I want to calculate the geometric series of a matrix $A$:

$$S=I+A+A^2+\dots+A^n$$

and then apply to a vector $v$, $Sv$.

I've done it in Matlab with a loop and I think it's quite efficient applying the matrix $A$ to $v$ at each step instead of calculating $S$ first.

Anyway, I tried to compute the series using $S=(I-A^n)(I-A)^{-1}$, but when calculating the inverse I get an error because $A$ is nearly singular.

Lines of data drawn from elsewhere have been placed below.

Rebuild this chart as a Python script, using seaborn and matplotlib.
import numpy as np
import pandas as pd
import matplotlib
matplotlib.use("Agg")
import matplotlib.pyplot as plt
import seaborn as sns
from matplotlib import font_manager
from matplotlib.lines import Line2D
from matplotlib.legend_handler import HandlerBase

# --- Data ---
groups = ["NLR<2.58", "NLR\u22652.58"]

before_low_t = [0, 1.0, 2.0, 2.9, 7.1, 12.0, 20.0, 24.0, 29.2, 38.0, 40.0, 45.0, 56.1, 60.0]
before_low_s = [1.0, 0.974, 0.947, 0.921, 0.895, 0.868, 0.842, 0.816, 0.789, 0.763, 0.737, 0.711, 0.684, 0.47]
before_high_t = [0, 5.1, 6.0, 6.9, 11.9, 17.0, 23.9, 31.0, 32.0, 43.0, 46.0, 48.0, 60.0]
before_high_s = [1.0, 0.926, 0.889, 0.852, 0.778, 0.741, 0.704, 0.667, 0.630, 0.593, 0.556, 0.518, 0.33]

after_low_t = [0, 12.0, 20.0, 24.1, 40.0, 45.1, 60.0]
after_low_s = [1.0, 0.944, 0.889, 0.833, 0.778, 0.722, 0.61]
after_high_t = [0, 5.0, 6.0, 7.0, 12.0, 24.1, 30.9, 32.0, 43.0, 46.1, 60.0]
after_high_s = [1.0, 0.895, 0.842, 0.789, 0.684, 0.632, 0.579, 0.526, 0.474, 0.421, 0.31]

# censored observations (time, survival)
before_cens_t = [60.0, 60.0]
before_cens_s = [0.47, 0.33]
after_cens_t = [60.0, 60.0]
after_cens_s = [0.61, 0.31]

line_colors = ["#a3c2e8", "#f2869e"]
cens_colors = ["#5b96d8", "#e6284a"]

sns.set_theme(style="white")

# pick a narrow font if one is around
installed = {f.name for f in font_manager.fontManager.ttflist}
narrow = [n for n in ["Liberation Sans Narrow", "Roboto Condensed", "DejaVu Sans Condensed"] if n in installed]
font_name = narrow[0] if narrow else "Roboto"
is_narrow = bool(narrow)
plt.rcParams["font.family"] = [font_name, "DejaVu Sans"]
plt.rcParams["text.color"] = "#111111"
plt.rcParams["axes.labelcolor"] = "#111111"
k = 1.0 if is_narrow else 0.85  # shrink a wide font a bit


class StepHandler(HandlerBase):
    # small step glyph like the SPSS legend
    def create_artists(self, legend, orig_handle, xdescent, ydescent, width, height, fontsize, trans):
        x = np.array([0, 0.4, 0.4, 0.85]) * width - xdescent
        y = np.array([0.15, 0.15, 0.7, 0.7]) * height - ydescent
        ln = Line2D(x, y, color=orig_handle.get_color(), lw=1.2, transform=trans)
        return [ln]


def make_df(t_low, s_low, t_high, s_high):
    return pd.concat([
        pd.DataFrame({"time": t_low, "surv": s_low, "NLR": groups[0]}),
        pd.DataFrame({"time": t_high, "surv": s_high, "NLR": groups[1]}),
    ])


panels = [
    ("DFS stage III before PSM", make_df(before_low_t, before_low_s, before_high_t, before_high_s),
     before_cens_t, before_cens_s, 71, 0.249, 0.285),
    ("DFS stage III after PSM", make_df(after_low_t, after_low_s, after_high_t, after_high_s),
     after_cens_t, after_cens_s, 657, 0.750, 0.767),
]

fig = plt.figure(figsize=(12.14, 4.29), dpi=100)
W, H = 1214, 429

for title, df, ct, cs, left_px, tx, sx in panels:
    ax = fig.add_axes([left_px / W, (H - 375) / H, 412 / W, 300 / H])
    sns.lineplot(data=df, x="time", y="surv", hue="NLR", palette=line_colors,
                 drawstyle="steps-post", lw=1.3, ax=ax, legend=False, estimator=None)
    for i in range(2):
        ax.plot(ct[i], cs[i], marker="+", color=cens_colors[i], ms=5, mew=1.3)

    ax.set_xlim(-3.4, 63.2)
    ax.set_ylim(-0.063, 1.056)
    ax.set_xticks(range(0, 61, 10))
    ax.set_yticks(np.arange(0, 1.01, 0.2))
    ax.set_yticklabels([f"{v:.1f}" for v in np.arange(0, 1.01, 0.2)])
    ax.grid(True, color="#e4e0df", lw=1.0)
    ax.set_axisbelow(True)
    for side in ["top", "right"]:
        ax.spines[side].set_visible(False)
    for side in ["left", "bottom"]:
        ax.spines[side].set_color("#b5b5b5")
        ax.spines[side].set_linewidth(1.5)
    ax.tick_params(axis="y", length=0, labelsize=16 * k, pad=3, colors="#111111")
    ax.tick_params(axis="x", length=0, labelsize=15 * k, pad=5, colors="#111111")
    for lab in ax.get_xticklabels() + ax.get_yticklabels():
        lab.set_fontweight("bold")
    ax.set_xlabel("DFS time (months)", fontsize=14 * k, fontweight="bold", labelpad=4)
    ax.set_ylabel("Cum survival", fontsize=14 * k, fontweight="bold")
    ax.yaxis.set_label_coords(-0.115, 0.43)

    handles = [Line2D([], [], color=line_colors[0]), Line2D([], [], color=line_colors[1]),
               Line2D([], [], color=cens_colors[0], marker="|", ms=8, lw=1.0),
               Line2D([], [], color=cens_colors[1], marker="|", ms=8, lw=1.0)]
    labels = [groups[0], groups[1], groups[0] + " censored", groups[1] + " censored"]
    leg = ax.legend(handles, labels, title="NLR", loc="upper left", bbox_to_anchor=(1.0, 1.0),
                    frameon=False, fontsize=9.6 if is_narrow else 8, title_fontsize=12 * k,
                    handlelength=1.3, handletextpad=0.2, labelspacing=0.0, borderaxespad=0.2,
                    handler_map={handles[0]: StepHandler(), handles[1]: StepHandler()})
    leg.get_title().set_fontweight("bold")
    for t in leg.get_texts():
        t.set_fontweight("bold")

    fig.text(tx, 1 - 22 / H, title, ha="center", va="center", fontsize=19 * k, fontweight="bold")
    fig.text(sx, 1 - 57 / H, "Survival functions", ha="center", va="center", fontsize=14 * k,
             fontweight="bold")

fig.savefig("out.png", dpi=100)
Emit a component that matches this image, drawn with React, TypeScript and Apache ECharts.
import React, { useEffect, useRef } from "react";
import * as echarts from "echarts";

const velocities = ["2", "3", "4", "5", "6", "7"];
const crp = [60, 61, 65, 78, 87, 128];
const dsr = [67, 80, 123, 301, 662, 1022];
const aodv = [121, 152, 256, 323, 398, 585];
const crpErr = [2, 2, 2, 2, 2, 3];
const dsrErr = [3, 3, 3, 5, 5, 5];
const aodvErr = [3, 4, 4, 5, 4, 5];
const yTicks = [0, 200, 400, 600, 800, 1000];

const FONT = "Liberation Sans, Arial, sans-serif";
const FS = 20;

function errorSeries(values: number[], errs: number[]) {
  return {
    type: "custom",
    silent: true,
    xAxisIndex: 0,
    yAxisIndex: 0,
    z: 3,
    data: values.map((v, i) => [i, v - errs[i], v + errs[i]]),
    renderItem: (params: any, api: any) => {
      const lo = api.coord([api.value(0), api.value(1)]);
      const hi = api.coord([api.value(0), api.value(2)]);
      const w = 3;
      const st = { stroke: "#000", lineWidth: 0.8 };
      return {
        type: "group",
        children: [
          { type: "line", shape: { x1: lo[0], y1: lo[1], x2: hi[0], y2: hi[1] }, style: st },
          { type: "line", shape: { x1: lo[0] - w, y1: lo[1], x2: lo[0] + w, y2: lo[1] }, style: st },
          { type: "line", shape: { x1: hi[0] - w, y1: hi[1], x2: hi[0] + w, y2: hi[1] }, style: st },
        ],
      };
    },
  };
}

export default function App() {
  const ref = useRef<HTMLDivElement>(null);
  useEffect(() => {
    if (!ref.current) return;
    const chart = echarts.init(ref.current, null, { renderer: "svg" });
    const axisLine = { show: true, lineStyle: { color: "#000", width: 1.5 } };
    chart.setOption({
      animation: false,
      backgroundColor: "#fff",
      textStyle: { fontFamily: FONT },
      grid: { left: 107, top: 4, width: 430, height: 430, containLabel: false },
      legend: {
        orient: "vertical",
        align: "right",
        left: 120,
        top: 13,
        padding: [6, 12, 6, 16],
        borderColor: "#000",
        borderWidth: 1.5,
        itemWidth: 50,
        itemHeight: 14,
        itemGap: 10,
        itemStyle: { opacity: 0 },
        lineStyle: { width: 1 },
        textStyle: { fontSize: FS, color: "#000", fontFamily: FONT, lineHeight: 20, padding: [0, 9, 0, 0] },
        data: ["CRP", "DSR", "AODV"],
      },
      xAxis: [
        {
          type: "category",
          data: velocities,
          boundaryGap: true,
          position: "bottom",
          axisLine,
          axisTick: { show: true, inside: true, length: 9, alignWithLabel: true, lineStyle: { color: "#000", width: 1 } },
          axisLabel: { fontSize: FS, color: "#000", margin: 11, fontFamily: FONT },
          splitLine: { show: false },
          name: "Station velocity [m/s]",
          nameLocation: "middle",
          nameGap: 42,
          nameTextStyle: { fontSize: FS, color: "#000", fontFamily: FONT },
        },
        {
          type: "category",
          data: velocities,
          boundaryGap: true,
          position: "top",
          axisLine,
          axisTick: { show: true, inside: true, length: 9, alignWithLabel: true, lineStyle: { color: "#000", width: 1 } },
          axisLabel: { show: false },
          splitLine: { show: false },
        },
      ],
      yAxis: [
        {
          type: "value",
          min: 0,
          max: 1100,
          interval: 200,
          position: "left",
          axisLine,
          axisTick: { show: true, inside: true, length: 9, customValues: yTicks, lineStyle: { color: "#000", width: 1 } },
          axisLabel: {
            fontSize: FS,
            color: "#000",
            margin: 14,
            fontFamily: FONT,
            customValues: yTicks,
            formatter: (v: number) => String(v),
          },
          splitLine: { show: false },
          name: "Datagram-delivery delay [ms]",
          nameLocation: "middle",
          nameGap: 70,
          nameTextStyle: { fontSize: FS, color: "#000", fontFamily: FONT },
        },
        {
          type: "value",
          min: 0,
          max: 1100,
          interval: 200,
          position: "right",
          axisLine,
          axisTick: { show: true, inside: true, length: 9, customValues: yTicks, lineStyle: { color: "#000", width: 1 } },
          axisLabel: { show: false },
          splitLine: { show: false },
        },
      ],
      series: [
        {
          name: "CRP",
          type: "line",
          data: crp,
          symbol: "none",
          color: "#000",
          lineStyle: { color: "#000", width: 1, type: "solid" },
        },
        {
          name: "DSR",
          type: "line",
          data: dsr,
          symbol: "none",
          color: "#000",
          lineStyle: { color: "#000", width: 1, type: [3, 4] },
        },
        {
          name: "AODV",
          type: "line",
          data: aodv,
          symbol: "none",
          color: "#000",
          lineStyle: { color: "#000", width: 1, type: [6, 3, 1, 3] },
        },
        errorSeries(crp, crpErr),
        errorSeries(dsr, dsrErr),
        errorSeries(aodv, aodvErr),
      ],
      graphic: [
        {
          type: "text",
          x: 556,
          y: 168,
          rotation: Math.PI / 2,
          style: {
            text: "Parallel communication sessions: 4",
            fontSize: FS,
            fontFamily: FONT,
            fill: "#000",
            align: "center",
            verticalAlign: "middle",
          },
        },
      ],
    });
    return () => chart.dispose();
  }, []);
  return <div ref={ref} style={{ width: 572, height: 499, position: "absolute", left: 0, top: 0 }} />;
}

Is the an efficient way to compute the inverse in this case? I thought it would be better than a loop since Matlab is quite good manipulating matrices.

I know that $A$ has dominant diagonal and tridiagonal.

Answer 1

Perhaps it would help to decompose $v$ in terms of the (normalized) eigenvectors $w_i$ of the matrix $A$. Let the corresponding eigenvalues be $\lambda_i$, so that $A \cdot w_i = \lambda_i w_i$.

If $c_i = <w_i, v>$ then $(I + A + A^2 + ... + A^n) \cdot v = \sum_i c_i (1+\lambda_i + \lambda_i^2 + ... + \lambda_i^n) w_i$

For the eigenvalues that have $|\lambda_i - 1| > \epsilon$ you can use $(1-\lambda^{n+1}_i)/(1-\lambda_i)$ to quickly compute your sum, and for the others you can for example do an explicit summation.